───── SOURCE RECORDS

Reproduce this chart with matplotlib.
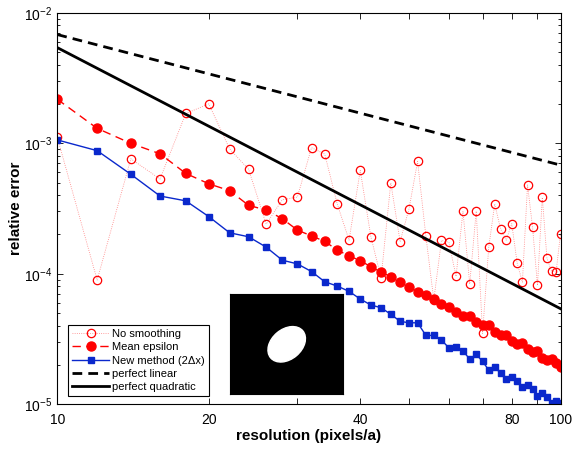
import matplotlib
matplotlib.use('Agg')
import matplotlib.pyplot as plt
from matplotlib.patches import Ellipse
from matplotlib.ticker import FixedLocator, FixedFormatter, LogLocator, NullFormatter

plt.rcParams['font.family'] = ['Liberation Sans', 'DejaVu Sans']
plt.rcParams['mathtext.fontset'] = 'custom'
plt.rcParams['mathtext.rm'] = 'Liberation Sans'
plt.rcParams['mathtext.it'] = 'Liberation Sans:italic'
plt.rcParams['mathtext.bf'] = 'Liberation Sans:bold'

# resolutions (pixels/a)
res = list(range(10, 101, 2))

no_smoothing = [1.11e-3, 8.95e-5, 7.60e-4, 5.32e-4, 1.69e-3, 2.00e-3, 9.04e-4, 6.31e-4,
                2.40e-4, 3.69e-4, 3.87e-4, 9.25e-4, 8.26e-4, 3.42e-4, 1.81e-4, 6.19e-4,
                1.91e-4, 9.31e-5, 4.98e-4, 1.76e-4, 3.15e-4, 7.26e-4, 1.95e-4, 6.30e-5,
                1.80e-4, 1.74e-4, 9.55e-5, 3.01e-4, 8.34e-5, 3.02e-4, 3.49e-5, 1.59e-4,
                3.42e-4, 2.21e-4, 1.81e-4, 2.42e-4, 1.21e-4, 8.63e-5, 4.79e-4, 2.27e-4,
                8.15e-5, 3.85e-4, 1.31e-4, 1.05e-4, 1.03e-4, 2.03e-4]

mean_eps = [2.17e-3, 1.30e-3, 9.98e-4, 8.30e-4, 5.87e-4, 4.89e-4, 4.33e-4, 3.34e-4,
            3.08e-4, 2.64e-4, 2.16e-4, 1.95e-4, 1.77e-4, 1.52e-4, 1.37e-4, 1.26e-4,
            1.13e-4, 1.03e-4, 9.49e-5, 8.63e-5, 7.90e-5, 7.28e-5, 6.90e-5, 6.37e-5,
            5.82e-5, 5.58e-5, 5.09e-5, 4.77e-5, 4.74e-5, 4.25e-5, 4.03e-5, 4.05e-5,
            3.57e-5, 3.37e-5, 3.41e-5, 3.07e-5, 2.89e-5, 2.93e-5, 2.64e-5, 2.51e-5,
            2.54e-5, 2.28e-5, 2.17e-5, 2.21e-5, 2.06e-5, 1.94e-5]

new_method = [1.06e-3, 8.77e-4, 5.78e-4, 3.94e-4, 3.62e-4, 2.74e-4, 2.06e-4, 1.92e-4,
              1.60e-4, 1.27e-4, 1.19e-4, 1.04e-4, 8.68e-5, 8.05e-5, 7.33e-5, 6.40e-5,
              5.76e-5, 5.49e-5, 4.89e-5, 4.32e-5, 4.21e-5, 4.21e-5, 3.37e-5, 3.37e-5,
              3.10e-5, 2.71e-5, 2.73e-5, 2.56e-5, 2.22e-5, 2.41e-5, 2.13e-5, 1.83e-5,
              1.92e-5, 1.74e-5, 1.57e-5, 1.62e-5, 1.50e-5, 1.35e-5, 1.41e-5, 1.30e-5,
              1.16e-5, 1.23e-5, 1.14e-5, 1.03e-5, 1.06e-5, 1.03e-5]

# reference slopes, endpoints only
ref_x = [10, 100]
perfect_linear = [6.8e-3, 6.8e-4]
perfect_quadratic = [5.4e-3, 5.4e-5]

xticks = [10, 20, 30, 40, 50, 60, 70, 80, 90, 100]
xticklabels = ['10', '20', '', '40', '', '', '', '80', '', '100']

red = '#ff0000'
blue = '#0a28cc'

fig = plt.figure(figsize=(5.72, 4.49), dpi=100)
ax = fig.add_axes([0.1002, 0.0996, 0.8797, 0.8721])

ax.plot(res, no_smoothing, linestyle=':', color='#ff8080', linewidth=0.6,
        marker='o', markersize=6, markerfacecolor='none', markeredgecolor=red,
        markeredgewidth=0.9, label='No smoothing')
ax.plot(res, mean_eps, linestyle='--', color=red, linewidth=1.0, dashes=(6, 4),
        marker='o', markersize=6.5, markerfacecolor=red, markeredgecolor=red,
        label='Mean epsilon')
ax.plot(res, new_method, linestyle='-', color=blue, linewidth=1.0,
        marker='s', markersize=4.5, markerfacecolor=blue, markeredgecolor=blue,
        label='New method (2Δx)')
ax.plot(ref_x, perfect_linear, color='black', linewidth=2.0, linestyle='--',
        dashes=(3.5, 2.2), label='perfect linear')
ax.plot(ref_x, perfect_quadratic, color='black', linewidth=2.0, label='perfect quadratic')

ax.set_xscale('log')
ax.set_yscale('log')
ax.set_xlim(10, 100)
ax.set_ylim(1e-5, 1e-2)

ax.xaxis.set_major_locator(FixedLocator(xticks))
ax.xaxis.set_major_formatter(FixedFormatter(xticklabels))
ax.xaxis.set_minor_locator(FixedLocator([]))
ax.yaxis.set_major_locator(LogLocator(base=10, numticks=10))
ax.yaxis.set_minor_locator(LogLocator(base=10, subs=range(2, 10), numticks=20))
ax.yaxis.set_minor_formatter(NullFormatter())

ax.tick_params(which='both', direction='in', top=True, right=True, labelsize=10)
ax.tick_params(which='major', length=4, width=0.6)
ax.tick_params(which='minor', length=2.5, width=0.6)
ax.tick_params(axis='x', pad=6)
for s in ax.spines.values():
    s.set_linewidth(0.8)

ax.set_xlabel('resolution (pixels/a)', fontsize=11, fontweight='bold', labelpad=2)
ax.set_ylabel('relative error', fontsize=11, fontweight='bold', labelpad=1)

leg = ax.legend(loc='lower left', bbox_to_anchor=(0.022, 0.021), borderaxespad=0,
                fontsize=8, fancybox=False, framealpha=1, edgecolor='black',
                handlelength=3.3, handletextpad=0.3, labelspacing=0.3,
                borderpad=0.35)
leg.get_frame().set_linewidth(0.8)

# inset: the inclusion geometry
inset = fig.add_axes([230 / 572, 1 - 394 / 449, 113 / 572, 100 / 449])
inset.set_facecolor('black')
inset.set_xlim(0, 113)
inset.set_ylim(0, 100)
inset.add_patch(Ellipse((56.7, 49.7), 42, 30, angle=40, color='white'))
inset.set_xticks([])
inset.set_yticks([])
for s in inset.spines.values():
    s.set_color('black')

fig.savefig('out.png', dpi=100)
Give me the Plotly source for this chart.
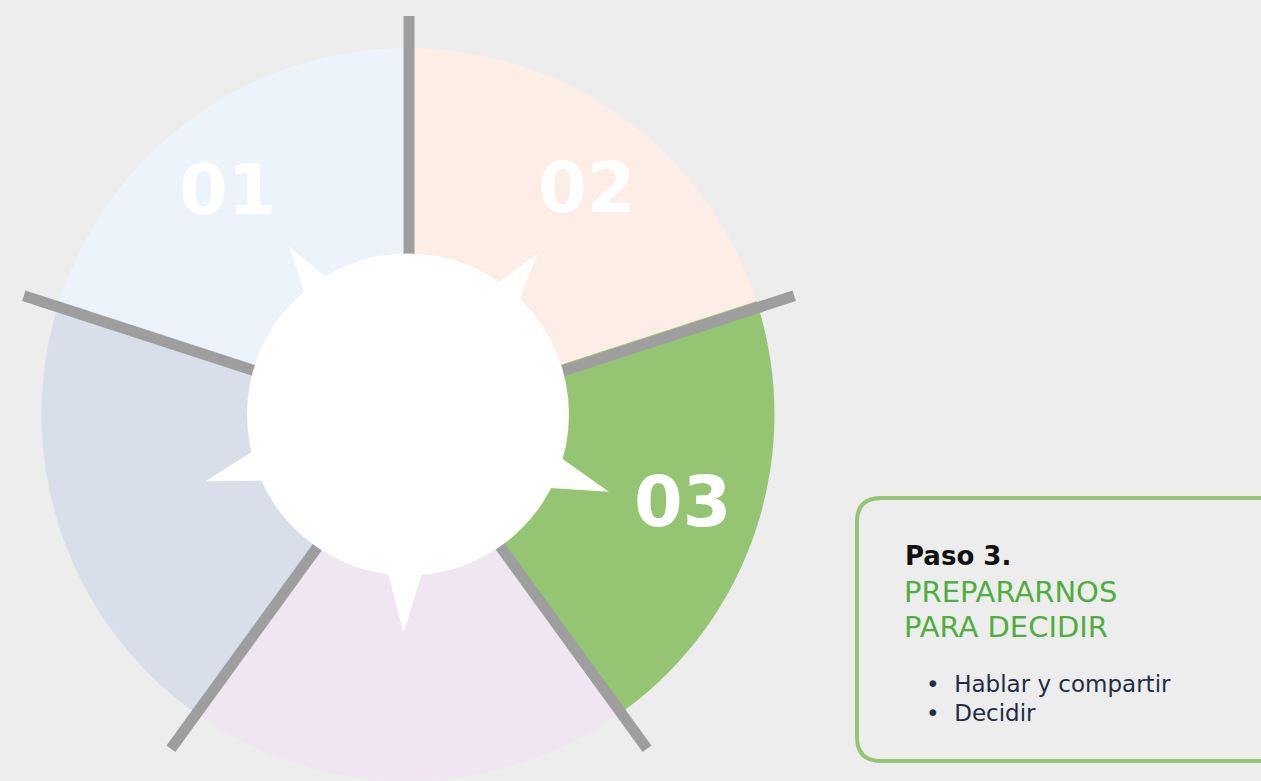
import math
import plotly.graph_objects as go

# ---- data ----
step_labels = ["01", "02", "03", "04", "05"]
step_values = [1, 1, 1, 1, 1]
step_colors = ["#EDF3FB", "#FCEDE6", "#95C573", "#F0E6F2", "#D9DFEA"]
shown_labels = ["01", "02", "03"]

box_title = "Paso 3."
box_subtitle = ["PREPARARNOS", "PARA DECIDIR"]
box_bullets = ["Hablar y compartir", "Decidir"]

# ---- layout constants (pixels) ----
W, H = 1261, 781
CX, CY = 408, 414.5
R = 366.5
STAR_DX, STAR_DY = 1, 6.5   # star (separators + spikes) sits slightly lower than the disc
SEP_R = 405
INNER_R = 161
SPIKE_TIP_R = 212
SPIKE_HALF = 6.5
START_ANGLE = 162  # math degrees where first slice starts (clockwise)
LABEL_R = 288
LABEL_SHIFT = {"01": 2.7, "02": -2.2, "03": 0.4}

def pt(r, ang, dx=0.0, dy=0.0):
    a = math.radians(ang)
    return CX + dx + r * math.cos(a), CY + dy - r * math.sin(a)

fig = go.Figure()
fig.add_trace(go.Pie(
    labels=step_labels, values=step_values, sort=False, direction="clockwise",
    rotation=90 - START_ANGLE, marker=dict(colors=step_colors, line=dict(width=0)),
    textinfo="none", hoverinfo="label", showlegend=False,
    domain=dict(x=[(CX - R) / W, (CX + R) / W], y=[max(0, (H - CY - R) / H), (H - CY + R) / H]),
))

total = sum(step_values)
bounds = []
mids = []
acc = 0
for v in step_values:
    bounds.append(START_ANGLE - 360 * acc / total)
    mids.append(START_ANGLE - 360 * (acc + v / 2) / total)
    acc += v

shapes = []
for b in bounds:
    x1, y1 = pt(SEP_R, b, STAR_DX, STAR_DY)
    shapes.append(dict(type="line", xref="x", yref="y", x0=CX + STAR_DX, y0=CY + STAR_DY, x1=x1, y1=y1,
                       line=dict(color="#9E9E9E", width=11), layer="above"))
shapes.append(dict(type="circle", xref="x", yref="y", x0=CX - INNER_R, x1=CX + INNER_R,
                   y0=CY - INNER_R, y1=CY + INNER_R, fillcolor="white",
                   line=dict(width=0), layer="above"))
for m in mids:
    tip = pt(SPIKE_TIP_R, m - 1.5, STAR_DX, STAR_DY)
    b1 = pt(INNER_R - 12, m - 1.5 - SPIKE_HALF * 1.08, STAR_DX, STAR_DY)
    b2 = pt(INNER_R - 12, m - 1.5 + SPIKE_HALF * 1.08, STAR_DX, STAR_DY)
    shapes.append(dict(type="path", xref="x", yref="y",
                       path=f"M {b1[0]:.1f} {b1[1]:.1f} L {tip[0]:.1f} {tip[1]:.1f} L {b2[0]:.1f} {b2[1]:.1f} Z",
                       fillcolor="white", line=dict(width=0), layer="above"))

# text box
bx0, by0, bx1, by1, rr = 857, 498, 1300, 761, 24
shapes.append(dict(type="path", xref="x", yref="y",
                   path=(f"M {bx0+rr} {by0} L {bx1} {by0} L {bx1} {by1} L {bx0+rr} {by1} "
                         f"Q {bx0} {by1} {bx0} {by1-rr} L {bx0} {by0+rr} Q {bx0} {by0} {bx0+rr} {by0} Z"),
                   line=dict(color="#95C573", width=4), fillcolor="rgba(0,0,0,0)", layer="above"))

annotations = []
for lab, m in zip(step_labels, mids):
    if lab in shown_labels:
        x, y = pt(LABEL_R, m + LABEL_SHIFT.get(lab, 0))
        annotations.append(dict(x=x, y=y, xref="x", yref="y", text=f"<b>{lab}</b>", showarrow=False,
                                font=dict(family="DejaVu Sans", size=70, color="white"),
                                xanchor="center", yanchor="middle"))

annotations.append(dict(x=903, y=556, xref="x", yref="y", text=f"<b>{box_title}</b>", showarrow=False,
                        font=dict(family="DejaVu Sans", size=26, color="#111111"),
                        xanchor="left", yanchor="middle"))
for i, s in enumerate(box_subtitle):
    annotations.append(dict(x=902, y=592 + 35 * i, xref="x", yref="y", text=s, showarrow=False,
                            font=dict(family="DejaVu Sans", size=29, color="#4FAE3F"),
                            xanchor="left", yanchor="middle"))
for i, s in enumerate(box_bullets):
    annotations.append(dict(x=924, y=684 + 29 * i, xref="x", yref="y", text="•  " + s, showarrow=False,
                            font=dict(family="DejaVu Sans", size=23, color="#1F2D45"),
                            xanchor="left", yanchor="middle"))

fig.update_layout(
    width=W, height=H, margin=dict(l=0, r=0, t=0, b=0),
    paper_bgcolor="#EDEDED", plot_bgcolor="rgba(0,0,0,0)",
    xaxis=dict(range=[0, W], visible=False, fixedrange=True),
    yaxis=dict(range=[H, 0], visible=False, fixedrange=True),
    shapes=shapes, annotations=annotations, showlegend=False,
)
fig.write_html("out.html", config={"displayModeBar": False},
               post_script="document.body.style.margin='0';document.body.style.background='#EDEDED';document.body.style.overflow='hidden';")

──────────

→ **THE PROBLEM**:
Exactly the lines from the one with "Give me the Plotly source for this chart." through the one with "import plotly.graph_objects as go" are to be reproduced, and no pictures with them.

→ **OUTPUT FOR THIS EXERCISE**:
Give me the Plotly source for this chart.
import math
import plotly.graph_objects as go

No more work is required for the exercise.